Conto as últimas: dia desses apareceu uma
muito bem indicada, tipo forno e fogão, o que para mim não quer dizer nada já
que o rango aqui em casa é congelado e as panelas são só enfeite. Gabou-se de
trabalhar para o “Seu” Pierre há quatro anos, como se eu lá soubesse quem é
o tal, e como se ter patrão francês valesse um MBA em serviços domésticos. Ia tudo muito bem até o momento em que perguntei
se ela tinha mesmo espanado a estante do quarto, onde a poeira reinava,
absoluta.
-- Espanei tudinho.
Fui gentil:
-- Tem certeza?
A moça, beirando os dois metros de altura e os 90
quilos, botou a mão na cintura e falou grosso:
-- Por quê, tá duvidando?!
Well, well... meu instinto de sobrevivência gritou bem alto, e me perguntei o que fazer diante daquilo. O primeiro
dia de trabalho acabou ali mesmo.
Em nova ocasião, chega uma outra, de salto alto,
brincos enormes e douradões pesando nas orelhas e esmalte vermelho nas unhas. E
eu que não aparecia na manicure havia sééééculos, por conta dos serviços domésticos...
fiquei até com inveja só de olhar pra ela, parada ali na porta com sua Louis
Vuitton de Madureira, e vi que não ia dar certo.
Mesmo assim arrisquei, mas a moça falou o dia inteiro na minha cabeça e, pra piorar,
recusava-se a fazer as coisas do jeito que eu pedia. Exemplo:
-- Olha, no chão da casa é varrer e passar um pano
úmido sem produto nenhum, porque este piso só pede água e fica ótimo.
-- Não, aqui eu vou passar um “Veja”, que é pra
ficar limpinho.
(Pergunto ao leitor: aguento isso?!).
Ao fim do dia, quando pedi que lavasse o banheiro,
ela me sai com esta:
-- Ô dona Fernanda, se a senhora não vai ficar
comigo, por que é que eu tenho que lavar o banheiro?
Eu não sou Sidney Magal, mas o meu sangue ferveu.

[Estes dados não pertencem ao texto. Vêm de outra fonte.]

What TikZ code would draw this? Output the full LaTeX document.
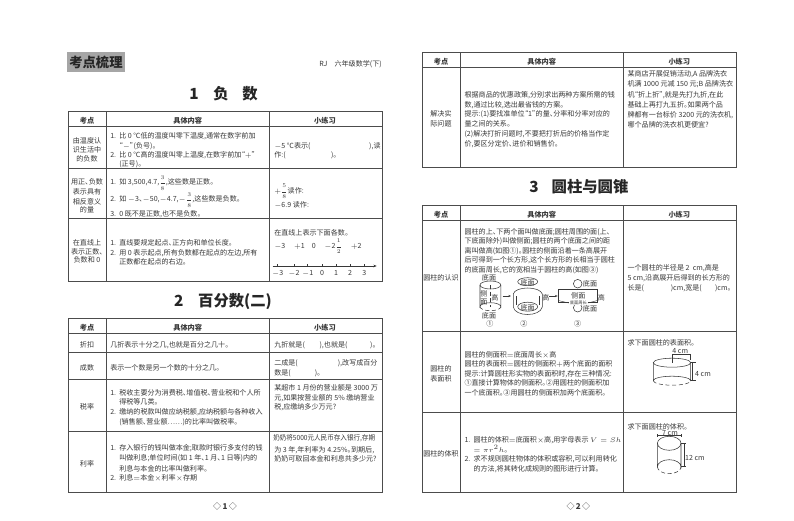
\documentclass[tikz,border=0pt]{standalone}
\usepackage{fontspec}
\setmainfont{Noto Sans CJK SC}[RawFeature=+palt]
\usetikzlibrary{arrows.meta}
\newcounter{tlc}
\definecolor{ink}{gray}{0.22}
\definecolor{rule}{gray}{0.3}
\definecolor{headbg}{gray}{0.65}
\tikzset{
 x=0.75pt,y=-0.75pt,
 body/.style={inner sep=0pt,text=ink,yshift=-0.4pt,font=\fontsize{5.3}{6.4}\selectfont},
 lft/.style={body,anchor=mid west},
 ctr/.style={body,anchor=mid},
 tinyt/.style={ctr,font=\fontsize{3.2}{4}\selectfont},
 rgt/.style={body,anchor=mid east},
 hdr/.style={ctr,font=\fontsize{5.4}{6.4}\selectfont\bfseries},
 ttl/.style={inner sep=0pt,anchor=mid,yshift=-2pt,text=black!85,font=\fontsize{11.5}{13}\selectfont\bfseries},
 tbl/.style={draw=rule,line width=0.7pt},
 fig/.style={draw=ink,line width=0.4pt},
 dimn/.style={draw=ink,line width=0.45pt},
}
\newcommand{\LL}[3]{\stepcounter{tlc}\node[lft] (t\arabic{tlc}) at (#1,#2) {#3};}
\newcommand{\CC}[3]{\stepcounter{tlc}\node[ctr] (t\arabic{tlc}) at (#1,#2) {#3};}
\newcommand{\HH}[3]{\stepcounter{tlc}\node[hdr] (t\arabic{tlc}) at (#1,#2) {#3};}
\newcommand{\TT}[3]{\stepcounter{tlc}\node[ttl] (t\arabic{tlc}) at (#1,#2) {#3};}
\newcommand{\FR}[2]{\scalebox{0.85}{$\displaystyle\frac{#1}{#2}$}}
\newcommand{\MYTABLE}[7]{% x0 x1 x2 x3 top headbottom bottom
 \draw[tbl] (#1,#5) rectangle (#4,#7);
 \draw[tbl] (#2,#5) -- (#2,#7);
 \draw[tbl] (#3,#5) -- (#3,#7);
 \draw[tbl] (#1,#6) -- (#4,#6);
}
\begin{document}
\begin{tikzpicture}
\useasboundingbox (0,0) rectangle (794,521);
\fill[white] (0,0) rectangle (794,521);
% ---- left page header
\fill[headbg] (67,52.3) rectangle (125,71.7);
\node[inner sep=0pt,anchor=mid,yshift=-0.8pt,text=black!85,font=\fontsize{10}{12}\selectfont\bfseries] (head) at (96,62.6) {考点梳理};
\node[rgt] (rj) at (382,62.7) {RJ\quad 六年级数学(下)};
% ---- table 1
\MYTABLE{68}{106.5}{269.5}{382}{111.7}{126}{281}
\draw[tbl] (68,168.7) -- (382,168.7);
\draw[tbl] (68,218.3) -- (382,218.3);
\TT{194}{93.3}{1}\TT{221}{93.3}{负}\TT{250}{93.3}{数}
\HH{87}{119.3}{考点}\HH{187.7}{119.3}{具体内容}\HH{325}{119.3}{小练习}
\CC{87}{139}{由温度认}\CC{87}{148}{识生活中}\CC{87}{157}{的负数}
\LL{110}{134.7}{1.\ \ 比 0 ℃低的温度叫零下温度,通常在数字前加}
\LL{119}{144}{“$-$”(负号)。}
\LL{110}{153}{2.\ \ 比 0 ℃高的温度叫零上温度,在数字前加“$+$”}
\LL{119}{162}{(正号)。}
\LL{274}{144}{$-$5 ℃表示(\hspace{44pt}),读}
\LL{274}{153.3}{作:(\hspace{34pt})。}
\CC{87}{180.7}{用正、负数}\CC{87}{190.5}{表示具有}\CC{87}{200}{相反意义}\CC{87}{208.7}{的量}
\LL{110}{180.7}{1.\ \ 如 3,500,4.7,\FR{3}{8},这些数是正数。}
\LL{110}{197.3}{2.\ \ 如 $-$3、$-$50,$-$4.7,$-$\FR{3}{8},这些数是负数。}
\LL{110}{212}{3.\ \ 0 既不是正数,也不是负数。}
\LL{274}{189}{$+$\FR{5}{8}读作:}
\LL{274}{203.3}{$-$6.9 读作:}
\CC{87}{241.7}{在直线上}\CC{87}{250.3}{表示正数、}\CC{87}{258.3}{负数和 0}
\LL{110}{241.7}{1.\ \ 直线要规定起点、正方向和单位长度。}
\LL{110}{251}{2.\ \ 用 0 表示起点,所有负数都在起点的左边,所有}
\LL{119}{260}{正数都在起点的右边。}
\LL{274}{231.7}{在直线上表示下面各数。}
\LL{274}{244}{$-$3\quad\ $+$1\quad 0\quad\ $-$2\FR{1}{2}\quad\ $+$2}
\draw[dimn,-{Stealth[length=2.5pt,width=2pt]}] (272.7,266) -- (376.7,266);
\foreach \px/\lb in {277.7/$-$3,294/$-$2,307.7/$-$1,322/0,336/1,350/2,364.3/3}{
 \draw[dimn] (\px,264) -- (\px,266);
 \node[ctr] at (\px,271.7) {\lb};
}
% ---- table 2
\MYTABLE{68}{106.5}{269.5}{382}{318.3}{333.3}{492.3}
\draw[tbl] (68,352.3) -- (382,352.3);
\draw[tbl] (68,379.3) -- (382,379.3);
\draw[tbl] (68,431) -- (382,431);
\TT{178.7}{300.7}{2}\TT{235}{300.7}{百分数(二)}
\HH{87}{326}{考点}\HH{187.7}{326}{具体内容}\HH{325}{326}{小练习}
\CC{87}{343.3}{折扣}
\LL{110}{343.3}{几折表示十分之几,也就是百分之几十。}
\LL{274}{343.3}{九折就是(\hspace{11pt}),也就是(\hspace{17pt})。}
\CC{87}{366.7}{成数}
\LL{110}{366.7}{表示一个数是另一个数的十分之几。}
\LL{274}{361.7}{二成是(\hspace{30pt}),改写成百分}
\LL{274}{371.7}{数是(\hspace{18pt})。}
\CC{87}{405}{税率}
\LL{110}{391}{1.\ \ 税收主要分为消费税、增值税、营业税和个人所}
\LL{119}{400.7}{得税等几类。}
\LL{110}{410.7}{2.\ \ 缴纳的税款叫做应纳税额,应纳税额与各种收入}
\LL{119}{420.7}{(销售额、营业额……)的比率叫做税率。}
\LL{274}{386}{某超市 1 月份的营业额是 3000 万}
\LL{274}{396}{元,如果按营业额的 5\% 缴纳营业}
\LL{274}{405.7}{税,应缴纳多少万元?}
\CC{87}{462.3}{利率}
\LL{110}{446.7}{1.\ \ 存入银行的钱叫做本金;取款时银行多支付的钱}
\LL{119}{456.7}{叫做利息;单位时间(如 1 年、1 月、1 日等)内的}
\LL{119}{467.3}{利息与本金的比率叫做利率。}
\LL{110}{476.7}{2.\ \ 利息$=$本金$\times$利率$\times$存期}
\LL{273}{436.7}{\scalebox{0.93}[1]{奶奶将5000元人民币存入银行,存期}}
\LL{274}{448.3}{为 3 年,年利率为 4.25\%。到期后,}
\LL{274}{457.7}{奶奶可取回本金和利息共多少元?}
\node[ctr,font=\fontsize{6}{8}\selectfont] (pg1) at (225,505) {◇\,\textbf{1}\,◇};
% ---- right page table 1
\MYTABLE{422.3}{460.7}{623.3}{736.7}{52.3}{67.3}{167}
\HH{441}{60}{考点}\HH{541.7}{60}{具体内容}\HH{679.3}{60}{小练习}
\CC{441}{112.7}{解决实}\CC{441}{122.3}{际问题}
\LL{464.3}{93.3}{根据商品的优惠政策,分别求出两种方案所需的钱}
\LL{464.3}{103.3}{数,通过比较,选出最省钱的方案。}
\LL{464.3}{112.7}{提示:(1)要找准单位“1”的量、分率和分率对应的}
\LL{464.3}{122.7}{量之间的关系。}
\LL{464.3}{132.7}{(2)解决打折问题时,不要把打折后的价格当作定}
\LL{464.3}{142.7}{价,要区分定价、进价和销售价。}
\LL{627.3}{72.7}{某商店开展促销活动,A 品牌洗衣}
\LL{627.3}{82.7}{机满 1000 元减 150 元;B 品牌洗衣}
\LL{627.3}{93}{机“折上折”,就是先打九折,在此}
\LL{627.3}{103}{基础上再打九五折。如果两个品}
\LL{627.3}{113.3}{牌都有一台标价 3200 元的洗衣机,}
\LL{627.3}{123.3}{哪个品牌的洗衣机更便宜?}
% ---- right page table 2
\TT{534}{186.7}{3}\TT{590}{186.7}{圆柱与圆锥}
\MYTABLE{422.3}{460.7}{623.3}{736.7}{205.7}{220.7}{492.3}
\draw[tbl] (422.3,331.7) -- (736.7,331.7);
\draw[tbl] (422.3,412) -- (736.7,412);
\HH{441}{213.3}{考点}\HH{541.7}{213.3}{具体内容}\HH{679.3}{213.3}{小练习}
\CC{441}{276}{圆柱的认识}
\LL{464.3}{230}{圆柱的上、下两个面叫做底面;圆柱周围的面(上、}
\LL{464.3}{239.3}{下底面除外)叫做侧面;圆柱的两个底面之间的距}
\LL{464.3}{249}{离叫做高(如图①)。圆柱的侧面沿着一条高展开}
\LL{464.3}{258.7}{后可得到一个长方形,这个长方形的长相当于圆柱}
\LL{464.3}{268}{的底面周长,它的宽相当于圆柱的高(如图③)}
\LL{627.3}{266.7}{一个圆柱的半径是 2\ \ cm,高是}
\LL{627.3}{276}{5 cm,沿高展开后得到的长方形的}
\LL{627.3}{286.7}{长是(\hspace{20pt})cm,宽是(\hspace{10pt})cm。}
% figure 1
\draw[fig] (490.4,285) ellipse (10.4 and 4);
\draw[fig] (480,285) -- (480,306.7) arc[start angle=180,end angle=360,x radius=10.4,y radius=4] -- (500.8,285);
\draw[fig,densely dashed] (480,306.7) arc[start angle=180,end angle=0,x radius=10.4,y radius=4];
\draw[fig,densely dashed] (490.4,285) -- (490.4,306.7);
\CC{489}{276}{底面}\CC{484}{292.7}{侧}\CC{484}{300}{面}\CC{495}{296}{高}\CC{489}{314.3}{底面}\CC{490}{322.3}{①}
\draw[dimn,-{Stealth[length=2pt,width=1.6pt]}] (502.7,296) -- (511,296);
% figure 2
\draw[fig] (513.3,307) -- (513.3,294) .. controls (515,286) and (540,286) .. (542.3,294) -- (542.3,307) .. controls (540,317) and (515,317) .. (513.3,307);
\draw[fig] (516,296) -- (516,305);\draw[fig] (539.5,296) -- (539.5,305);
\draw[fig] (527.7,281.7) ellipse (10 and 4);
\draw[fig] (527.7,306.7) ellipse (10 and 4.5);
\CC{527.7}{281.7}{底面}\CC{527.7}{306.7}{底面}\CC{546}{296}{高}\CC{524}{322.3}{②}
\draw[dimn,-{Stealth[length=2pt,width=1.6pt]}] (549.3,296) -- (557.7,296);
% figure 3
\draw[fig,line width=0.55pt] (558.3,289) rectangle (597.3,302.7);
\draw[fig] (577.7,283.7) circle (4.3);
\draw[fig] (577.7,307.7) circle (4.3);
\CC{578.3}{294}{侧面}\CC{601.3}{296.7}{高}\CC{590}{282.7}{底面}\CC{590}{307.7}{底面}\CC{577.7}{322.3}{③}
\node[tinyt,fill=white,inner xsep=0.5pt] (zc) at (578.3,300.5) {底面周长};
\draw[dimn,line width=0.3pt] (558.3,300.5) -- (zc.west);
\draw[dimn,line width=0.3pt] (zc.east) -- (597.3,300.5);
% row 2
\CC{441}{367.3}{圆柱的}\CC{441}{377.3}{表面积}
\LL{464.3}{353}{圆柱的侧面积$=$底面周长$\times$高}
\LL{464.3}{362.7}{圆柱的表面积$=$圆柱的侧面积$+$两个底面的面积}
\LL{464.3}{372}{提示:计算圆柱形实物的表面积时,存在三种情况:}
\LL{464.3}{381.3}{①直接计算物体的侧面积。②用圆柱的侧面积加}
\LL{464.3}{391}{一个底面积。③用圆柱的侧面积加两个底面积。}
\LL{627.3}{341.7}{求下面圆柱的表面积。}
\draw[fig] (672,362.7) ellipse (18.7 and 4.5);
\draw[fig] (653.3,362.7) -- (653.3,380.7) arc[start angle=180,end angle=360,x radius=18.7,y radius=4.5] -- (690.7,362.7);
\draw[fig,densely dashed] (653.3,380.7) arc[start angle=180,end angle=0,x radius=18.7,y radius=4.5];
\draw[dimn] (672,362.7) -- (672,354.3) -- (690,354.3) -- (690,360);
\draw[dimn] (692.7,362.7) -- (692.7,380.7);
\draw[dimn] (690.7,362.7) -- (696,362.7);
\draw[dimn] (690.7,380.7) -- (696,380.7);
\CC{680.3}{349.5}{4 cm}\CC{703}{372.7}{4 cm}
% row 3
\CC{441}{452}{圆柱的体积}
\LL{464.3}{438.3}{1.\ \ 圆柱的体积$=$底面积$\times$高,用字母表示 $V=Sh$}
\LL{473.3}{448.3}{$=\pi r^2h$。}
\LL{464.3}{457.7}{2.\ \ 求不规则圆柱物体的体积或容积,可以利用转化}
\LL{473.3}{467.3}{的方法,将其转化成规则的图形进行计算。}
\LL{627.3}{425}{求下面圆柱的体积。}
\draw[fig] (669.2,443.3) ellipse (11.8 and 7);
\draw[fig] (657.4,443.3) -- (657.4,466.7) arc[start angle=180,end angle=360,x radius=11.8,y radius=7] -- (681,443.3);
\draw[fig,densely dashed] (657.4,466.7) arc[start angle=180,end angle=0,x radius=11.8,y radius=7];
\draw[dimn] (657.4,434) -- (657.4,437.4);
\draw[dimn] (681,434) -- (681,437.4);
\draw[dimn] (657.4,435.7) -- (681,435.7);
\draw[dimn] (684,443.3) -- (684,466.7);
\draw[dimn] (681,443.3) -- (686,443.3);
\draw[dimn] (681,466.7) -- (686,466.7);
\CC{670}{431.5}{7 cm}\CC{695}{456.7}{12 cm}
\node[ctr,font=\fontsize{6}{8}\selectfont] (pg2) at (578.3,505) {◇\,\textbf{2}\,◇};
\end{tikzpicture}
\end{document}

Abri a porta e apontei o elevador.
-- Porque estou te pagando a diária, meu bem, mas se
quiser ir embora, pode ir agorinha mesmo porque realmente não fico com você nem
de graça.
Ela saiu porta afora e ainda disse, zombeteira:
-- Fica na paz...
E então eis que me aparece, pela primeira vez
em quase um ano, aquela que pensei ser a salvação da lavoura. Ótima,
silenciosa, eficiente, ágil e cuidadosa. Ofereci um bom salário e às três da
tarde disse que ela podia ir embora.
-- E aí? Gostou? Vai voltar? Estamos acertadas?
-- Não... o serviço aqui é muito pesado. Tem muito
livro pra espanar.
Aí foi a vez da Flávia: simpática, doida pra pegar o
emprego, dedicada, sorridente. Eu logo vi que estava longe de ser o ideal, mas
pensei que quem não tem Juliene vai com Flávia mesmo. Olha, eu me esforcei.
Tentei até não me incomodar com o fato de ela tagarelar demais na minha cabeça e me
encher o saco, mas foi aí que a porca torceu o rabo: eu estava ali, sentadinha
tomando meu café da manhã, quando ela se encostou na pia e reclamou, cheia de intimidade:
-- Aaaaaaai... tô com uma dor na minha hemorróida...
Engasguei, e ela continuou:
-- A senhora tem hemorróida?
Não estou exagerando: foi nesta hora que eu pensei
estar tendo uma experiência de “quase-morte”... juro que fiquei gelada e senti
meu coração parar e depois pegar no tranco com meu acesso de tosse.
-- Cof, cof, cof, cooooooofffffff...
Bilhete azul para a Flávia.
E então foi a vez da Alessandra... tudo ia otimamente
bem naquelas semanas em que, mais uma vez, pensei ter tirado a sorte grande e
merecido o milagre de encontrar a agulha no palheiro, digo, a doméstica ideal
neste Rio de Janeiro de meu Deus. Mas foi só eu fazer a primeira reclamação
sobre uma camisa mal passada e um banheiro mal lavado, que ela começou a
chorar. E olha que eu reclamei com a maior educação do mundo! Ela repassou a
camisa e lavou de novo o banheiro, mas saiu daqui de casa com uma cara tão
amarrada que não precisei ir à cartomante para saber que jamais voltaria.
Por falar em cartomante... lembrei da Juliene... e decidi procurar
uma cigana poderosa que possa trazer de volta "a empregada amada em três dias". Será que rola?